Data extract.
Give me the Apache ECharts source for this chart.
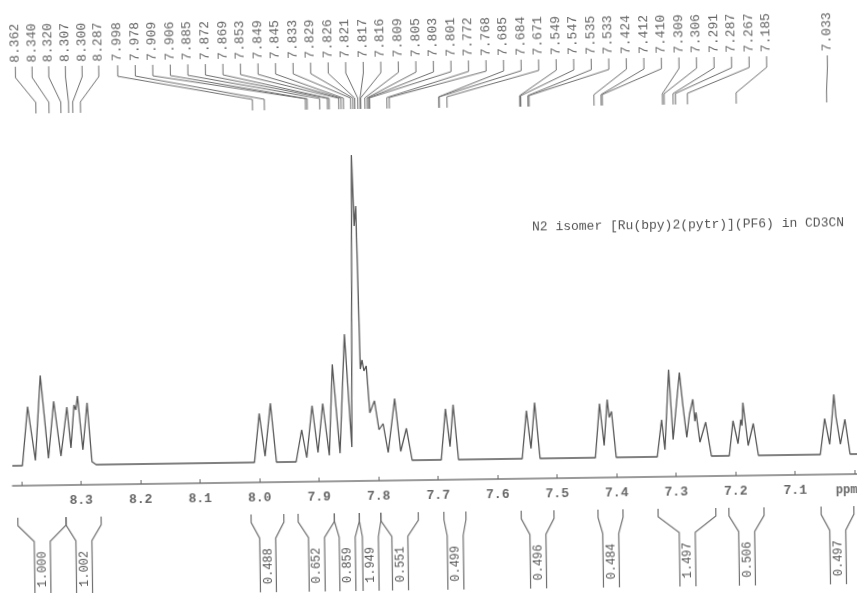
<!DOCTYPE html>
<html>
<head>
<meta charset="utf-8">
<script src="https://cdn.jsdelivr.net/npm/echarts@6/dist/echarts.min.js"></script>
<style>
  html, body { margin: 0; padding: 0; background: #fff; overflow: hidden; }
  #c { width: 857px; height: 593px; transform: rotate(-0.8deg); transform-origin: 428.5px 296.5px; }
</style>
</head>
<body>
<div id="c"></div>
<script>
// ---- spectrum trace (ppm, intensity) ----
const spectrumPpm = [
  8.415, 8.398, 8.395, 8.388, 8.376, 8.366, 8.354, 8.344, 8.333, 8.322, 8.316, 8.310, 8.307, 8.304, 8.296, 8.288, 8.281, 8.274,
  8.008, 7.999, 7.990, 7.980, 7.971,
  7.938, 7.928, 7.920, 7.910, 7.901, 7.892, 7.882, 7.875, 7.864, 7.854, 7.844, 7.838, 7.835, 7.832, 7.828, 7.825, 7.822, 7.818, 7.813, 7.805, 7.798, 7.791, 7.783, 7.771, 7.762, 7.752, 7.743,
  7.694, 7.686, 7.679, 7.673, 7.665,
  7.558, 7.550, 7.543, 7.536, 7.528,
  7.435, 7.427, 7.420, 7.414, 7.411, 7.407, 7.400,
  7.331, 7.323, 7.318, 7.310, 7.304, 7.292, 7.287, 7.281, 7.276, 7.270, 7.267, 7.265, 7.259, 7.249, 7.240,
  7.210, 7.203, 7.195, 7.190, 7.188, 7.186, 7.178, 7.169, 7.161,
  7.057, 7.049, 7.041, 7.036, 7.033, 7.030, 7.023, 7.015, 7.007, 6.995
];
const spectrumInt = [
  0, 0, 2, 59, 5, 90, 7, 64, 9, 58, 17, 60, 55, 69, 15, 62, 3, 0,
  0, 49, 6, 59, 0,
  0, 32, 4, 56, 9, 58, 6, 97, 8, 127, 14, 306, 235, 255, 92, 101, 90, 95, 48, 60, 31, 37, 8, 62, 9, 32, 0,
  0, 51, 13, 55, 0,
  0, 48, 10, 56, 0,
  0, 54, 12, 58, 40, 46, 0,
  0, 37, 7, 87, 17, 84, 52, 19, 42, 57, 35, 44, 14, 34, 0,
  0, 35, 12, 36, 30, 53, 10, 32, 0,
  0, 36, 10, 40, 60, 38, 10, 35, 0, 0
];

// ---- peak pick labels ----
const peakLabelsA = ['8.362', '8.340', '8.320', '8.307', '8.300', '8.287'];
const peakLabelsB = ['7.998', '7.978', '7.909', '7.906', '7.885', '7.872', '7.869', '7.853', '7.849', '7.845',
  '7.833', '7.829', '7.826', '7.821', '7.817', '7.816', '7.809', '7.805', '7.803', '7.801',
  '7.772', '7.768', '7.685', '7.684', '7.671', '7.549', '7.547', '7.535', '7.533',
  '7.424', '7.412', '7.410', '7.309', '7.306', '7.291', '7.287', '7.267', '7.185'];
const peakLabelsC = ['7.033'];

// ---- integrals ----
const integralStart = [8.407, 8.326, 8.015, 7.936, 7.875, 7.833, 7.797, 7.691, 7.561, 7.432, 7.331, 7.212, 7.057];
const integralEnd   = [8.326, 8.267, 7.960, 7.875, 7.833, 7.797, 7.734, 7.654, 7.506, 7.390, 7.234, 7.153, 7.002];
const integralValues = ['1.000', '1.002', '0.488', '0.652', '0.859', '1.949', '0.551', '0.499', '0.496', '0.484', '1.497', '0.506', '0.497'];

// ---- axis ----
const tickValues = [7.0, 7.1, 7.2, 7.3, 7.4, 7.5, 7.6, 7.7, 7.8, 7.9, 8.0, 8.1, 8.2, 8.3, 8.4];
const labelValues = [7.1, 7.2, 7.3, 7.4, 7.5, 7.6, 7.7, 7.8, 7.9, 8.0, 8.1, 8.2, 8.3];
const titleText = 'N2 isomer [Ru(bpy)2(pytr)](PF6) in CD3CN';
const unitText = 'ppm';

const MONO = "'Liberation Mono', 'DejaVu Sans Mono', monospace";
const chart = echarts.init(document.getElementById('c'), null, { renderer: 'canvas' });

chart.setOption({
  animation: false,
  backgroundColor: '#fff',
  grid: { left: 10, right: 2, top: 120, bottom: 113 },
  xAxis: {
    type: 'value',
    inverse: true,
    min: 6.995,
    max: 8.415,
    splitLine: { show: false },
    axisLine: { show: true, onZero: false, lineStyle: { color: '#7a7a7a', width: 1.5 } },
    axisTick: { show: true, inside: true, length: 4, customValues: tickValues, lineStyle: { color: '#666' } },
    axisLabel: {
      show: true, customValues: labelValues, margin: 9,
      formatter: v => v.toFixed(1),
      fontFamily: MONO, fontSize: 13, fontWeight: 'bold', color: '#666'
    }
  },
  yAxis: { type: 'value', min: -20, max: 340, show: false },
  series: [{
    type: 'line',
    data: spectrumPpm.map((p, i) => [p, spectrumInt[i]]),
    showSymbol: false,
    symbol: 'none',
    lineStyle: { color: '#575757', width: 1.3 },
    silent: true
  }]
});

const toX = v => chart.convertToPixel({ xAxisIndex: 0 }, v);
const els = [];
const leaderShift = -3;
const LINE = '#707070';
const TXT = '#666';

function addPeakLabel(text, sx) {
  const ex = toX(parseFloat(text)) + leaderShift;
  els.push({
    type: 'text', x: sx, y: 57, rotation: Math.PI / 2,
    style: { text: text, x: 0, y: 0, align: 'left', verticalAlign: 'middle', fontFamily: MONO, fontSize: 13, fill: TXT }
  });
  els.push({
    type: 'polyline',
    shape: { points: [[sx, 61], [sx, 72], [ex, 97], [ex, 108]] },
    style: { stroke: LINE, lineWidth: 1, fill: null }
  });
}
peakLabelsA.forEach((t, i) => addPeakLabel(t, 18.6 + i * 16.67));
peakLabelsB.forEach((t, i) => addPeakLabel(t, 120.9 + i * 17.54));
peakLabelsC.forEach((t) => addPeakLabel(t, 830.6));

integralValues.forEach((val, i) => {
  const xa = toX(integralStart[i]);
  const xb = toX(integralEnd[i]);
  const c = (xa + xb) / 2;
  els.push({
    type: 'polyline',
    shape: { points: [[xa, 512], [xa, 520], [c - 8, 536], [c - 8, 590]] },
    style: { stroke: LINE, lineWidth: 1.2, fill: null }
  });
  els.push({
    type: 'polyline',
    shape: { points: [[xb, 512], [xb, 520], [c + 8, 536], [c + 8, 590]] },
    style: { stroke: LINE, lineWidth: 1.2, fill: null }
  });
  els.push({
    type: 'text', x: c, y: 564, rotation: Math.PI / 2,
    style: { text: val, x: 0, y: 0, align: 'center', verticalAlign: 'middle', fontFamily: MONO, fontSize: 12, fill: '#555' }
  });
});

els.push({
  type: 'text', x: 533, y: 229,
  style: { text: titleText, x: 0, y: 0, align: 'left', verticalAlign: 'middle', fontFamily: MONO, fontSize: 13, fill: '#555' }
});
els.push({
  type: 'text', x: 833, y: 496,
  style: { text: unitText, x: 0, y: 0, align: 'left', verticalAlign: 'middle', fontFamily: MONO, fontSize: 12, fontWeight: 'bold', fill: '#666' }
});

chart.setOption({ graphic: { elements: els } });
</script>
</body>
</html>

Written task. Quote the full listing above word for word; exclude every picture from the copy.

Answer in full.
Give me the Apache ECharts source for this chart.
<!DOCTYPE html>
<html>
<head>
<meta charset="utf-8">
<script src="https://cdn.jsdelivr.net/npm/echarts@6/dist/echarts.min.js"></script>
<style>
  html, body { margin: 0; padding: 0; background: #fff; overflow: hidden; }
  #c { width: 857px; height: 593px; transform: rotate(-0.8deg); transform-origin: 428.5px 296.5px; }
</style>
</head>
<body>
<div id="c"></div>
<script>
// ---- spectrum trace (ppm, intensity) ----
const spectrumPpm = [
  8.415, 8.398, 8.395, 8.388, 8.376, 8.366, 8.354, 8.344, 8.333, 8.322, 8.316, 8.310, 8.307, 8.304, 8.296, 8.288, 8.281, 8.274,
  8.008, 7.999, 7.990, 7.980, 7.971,
  7.938, 7.928, 7.920, 7.910, 7.901, 7.892, 7.882, 7.875, 7.864, 7.854, 7.844, 7.838, 7.835, 7.832, 7.828, 7.825, 7.822, 7.818, 7.813, 7.805, 7.798, 7.791, 7.783, 7.771, 7.762, 7.752, 7.743,
  7.694, 7.686, 7.679, 7.673, 7.665,
  7.558, 7.550, 7.543, 7.536, 7.528,
  7.435, 7.427, 7.420, 7.414, 7.411, 7.407, 7.400,
  7.331, 7.323, 7.318, 7.310, 7.304, 7.292, 7.287, 7.281, 7.276, 7.270, 7.267, 7.265, 7.259, 7.249, 7.240,
  7.210, 7.203, 7.195, 7.190, 7.188, 7.186, 7.178, 7.169, 7.161,
  7.057, 7.049, 7.041, 7.036, 7.033, 7.030, 7.023, 7.015, 7.007, 6.995
];
const spectrumInt = [
  0, 0, 2, 59, 5, 90, 7, 64, 9, 58, 17, 60, 55, 69, 15, 62, 3, 0,
  0, 49, 6, 59, 0,
  0, 32, 4, 56, 9, 58, 6, 97, 8, 127, 14, 306, 235, 255, 92, 101, 90, 95, 48, 60, 31, 37, 8, 62, 9, 32, 0,
  0, 51, 13, 55, 0,
  0, 48, 10, 56, 0,
  0, 54, 12, 58, 40, 46, 0,
  0, 37, 7, 87, 17, 84, 52, 19, 42, 57, 35, 44, 14, 34, 0,
  0, 35, 12, 36, 30, 53, 10, 32, 0,
  0, 36, 10, 40, 60, 38, 10, 35, 0, 0
];

// ---- peak pick labels ----
const peakLabelsA = ['8.362', '8.340', '8.320', '8.307', '8.300', '8.287'];
const peakLabelsB = ['7.998', '7.978', '7.909', '7.906', '7.885', '7.872', '7.869', '7.853', '7.849', '7.845',
  '7.833', '7.829', '7.826', '7.821', '7.817', '7.816', '7.809', '7.805', '7.803', '7.801',
  '7.772', '7.768', '7.685', '7.684', '7.671', '7.549', '7.547', '7.535', '7.533',
  '7.424', '7.412', '7.410', '7.309', '7.306', '7.291', '7.287', '7.267', '7.185'];
const peakLabelsC = ['7.033'];

// ---- integrals ----
const integralStart = [8.407, 8.326, 8.015, 7.936, 7.875, 7.833, 7.797, 7.691, 7.561, 7.432, 7.331, 7.212, 7.057];
const integralEnd   = [8.326, 8.267, 7.960, 7.875, 7.833, 7.797, 7.734, 7.654, 7.506, 7.390, 7.234, 7.153, 7.002];
const integralValues = ['1.000', '1.002', '0.488', '0.652', '0.859', '1.949', '0.551', '0.499', '0.496', '0.484', '1.497', '0.506', '0.497'];

// ---- axis ----
const tickValues = [7.0, 7.1, 7.2, 7.3, 7.4, 7.5, 7.6, 7.7, 7.8, 7.9, 8.0, 8.1, 8.2, 8.3, 8.4];
const labelValues = [7.1, 7.2, 7.3, 7.4, 7.5, 7.6, 7.7, 7.8, 7.9, 8.0, 8.1, 8.2, 8.3];
const titleText = 'N2 isomer [Ru(bpy)2(pytr)](PF6) in CD3CN';
const unitText = 'ppm';

const MONO = "'Liberation Mono', 'DejaVu Sans Mono', monospace";
const chart = echarts.init(document.getElementById('c'), null, { renderer: 'canvas' });

chart.setOption({
  animation: false,
  backgroundColor: '#fff',
  grid: { left: 10, right: 2, top: 120, bottom: 113 },
  xAxis: {
    type: 'value',
    inverse: true,
    min: 6.995,
    max: 8.415,
    splitLine: { show: false },
    axisLine: { show: true, onZero: false, lineStyle: { color: '#7a7a7a', width: 1.5 } },
    axisTick: { show: true, inside: true, length: 4, customValues: tickValues, lineStyle: { color: '#666' } },
    axisLabel: {
      show: true, customValues: labelValues, margin: 9,
      formatter: v => v.toFixed(1),
      fontFamily: MONO, fontSize: 13, fontWeight: 'bold', color: '#666'
    }
  },
  yAxis: { type: 'value', min: -20, max: 340, show: false },
  series: [{
    type: 'line',
    data: spectrumPpm.map((p, i) => [p, spectrumInt[i]]),
    showSymbol: false,
    symbol: 'none',
    lineStyle: { color: '#575757', width: 1.3 },
    silent: true
  }]
});

const toX = v => chart.convertToPixel({ xAxisIndex: 0 }, v);
const els = [];
const leaderShift = -3;
const LINE = '#707070';
const TXT = '#666';

function addPeakLabel(text, sx) {
  const ex = toX(parseFloat(text)) + leaderShift;
  els.push({
    type: 'text', x: sx, y: 57, rotation: Math.PI / 2,
    style: { text: text, x: 0, y: 0, align: 'left', verticalAlign: 'middle', fontFamily: MONO, fontSize: 13, fill: TXT }
  });
  els.push({
    type: 'polyline',
    shape: { points: [[sx, 61], [sx, 72], [ex, 97], [ex, 108]] },
    style: { stroke: LINE, lineWidth: 1, fill: null }
  });
}
peakLabelsA.forEach((t, i) => addPeakLabel(t, 18.6 + i * 16.67));
peakLabelsB.forEach((t, i) => addPeakLabel(t, 120.9 + i * 17.54));
peakLabelsC.forEach((t) => addPeakLabel(t, 830.6));

integralValues.forEach((val, i) => {
  const xa = toX(integralStart[i]);
  const xb = toX(integralEnd[i]);
  const c = (xa + xb) / 2;
  els.push({
    type: 'polyline',
    shape: { points: [[xa, 512], [xa, 520], [c - 8, 536], [c - 8, 590]] },
    style: { stroke: LINE, lineWidth: 1.2, fill: null }
  });
  els.push({
    type: 'polyline',
    shape: { points: [[xb, 512], [xb, 520], [c + 8, 536], [c + 8, 590]] },
    style: { stroke: LINE, lineWidth: 1.2, fill: null }
  });
  els.push({
    type: 'text', x: c, y: 564, rotation: Math.PI / 2,
    style: { text: val, x: 0, y: 0, align: 'center', verticalAlign: 'middle', fontFamily: MONO, fontSize: 12, fill: '#555' }
  });
});

els.push({
  type: 'text', x: 533, y: 229,
  style: { text: titleText, x: 0, y: 0, align: 'left', verticalAlign: 'middle', fontFamily: MONO, fontSize: 13, fill: '#555' }
});
els.push({
  type: 'text', x: 833, y: 496,
  style: { text: unitText, x: 0, y: 0, align: 'left', verticalAlign: 'middle', fontFamily: MONO, fontSize: 12, fontWeight: 'bold', fill: '#666' }
});

chart.setOption({ graphic: { elements: els } });
</script>
</body>
</html>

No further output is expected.